◆ Task prompt
Go through the lines below and copy each one that holds the string "with".

◆ Task material
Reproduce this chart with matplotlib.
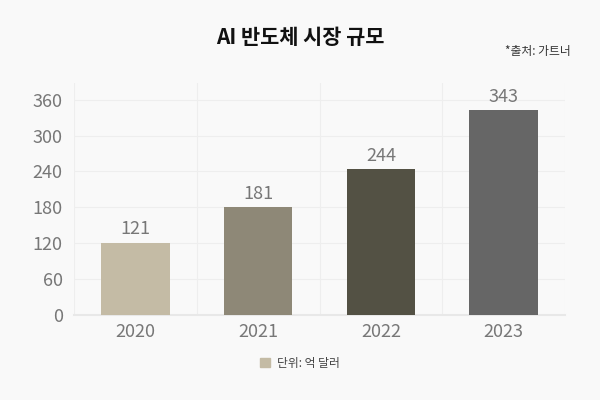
import matplotlib
matplotlib.use("Agg")
import matplotlib.pyplot as plt
import matplotlib.patches as mpatches

plt.rcParams['font.family'] = ['Noto Sans CJK KR', 'DejaVu Sans']

# Données
annees = ['2020', '2021', '2022', '2023']
valeurs = [121, 181, 244, 343]
couleurs = ['#c4bba5', '#8e8877', '#535144', '#666666']
y_ticks = [0, 60, 120, 180, 240, 300, 360]

fond = '#f9f9f9'
fig = plt.figure(figsize=(6, 4), dpi=100, facecolor=fond)
ax = fig.add_axes([0.123, 0.2125, 0.819, 0.58])
ax.set_facecolor(fond)

pos = range(len(annees))
ax.bar(pos, valeurs, width=0.56, color=couleurs, zorder=3)
for x, v in zip(pos, valeurs):
    ax.text(x, v + 7, str(v), ha='center', va='bottom', fontsize=13, color='#777777')

ax.set_xlim(-0.5, len(annees) - 0.5)
ax.set_ylim(0, 388)
ax.set_yticks(y_ticks)
ax.set_xticks(list(pos))
ax.set_xticklabels(annees)
ax.tick_params(axis='both', length=0, labelsize=13, labelcolor='#777777')
ax.tick_params(axis='x', pad=6)
ax.tick_params(axis='y', pad=8)

# grille
for y in y_ticks[1:]:
    ax.axhline(y, color='#eeeeee', lw=0.8, zorder=1)
for x in [-0.5, 0.5, 1.5, 2.5, 3.5]:
    ax.axvline(x, color='#eeeeee', lw=0.8, zorder=1)
for s in ['top', 'right', 'left']:
    ax.spines[s].set_visible(False)
ax.spines['bottom'].set_color('#e8e8e8')
ax.spines['bottom'].set_linewidth(1.5)

fig.text(0.5, 0.905, 'AI 반도체 시장 규모', ha='center', va='center', fontsize=15,
         color='#111111', fontweight='bold')
fig.text(0.952, 0.87, '*출처: 가트너', ha='right', va='center', fontsize=8.5, color='#333333')

patch = mpatches.Patch(color=couleurs[0], label='단위: 억 달러')
fig.legend(handles=[patch], loc='center', bbox_to_anchor=(0.5, 0.092), frameon=False,
           fontsize=8.5, labelcolor='#444444', handlelength=0.8, handleheight=0.8,
           handletextpad=0.6)

fig.savefig('out.png', facecolor=fond)
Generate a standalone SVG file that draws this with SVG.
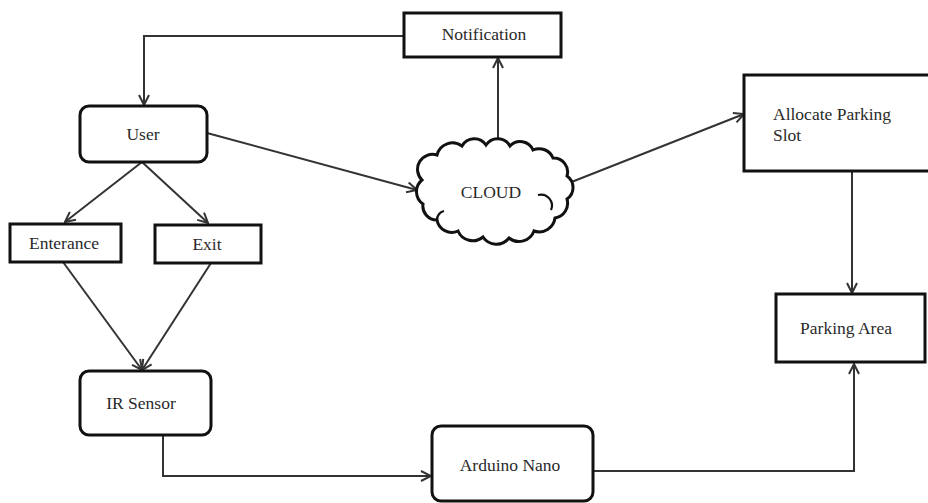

◆ Answer in full
Reproduce this chart with matplotlib.
Generate a standalone SVG file that draws this with SVG.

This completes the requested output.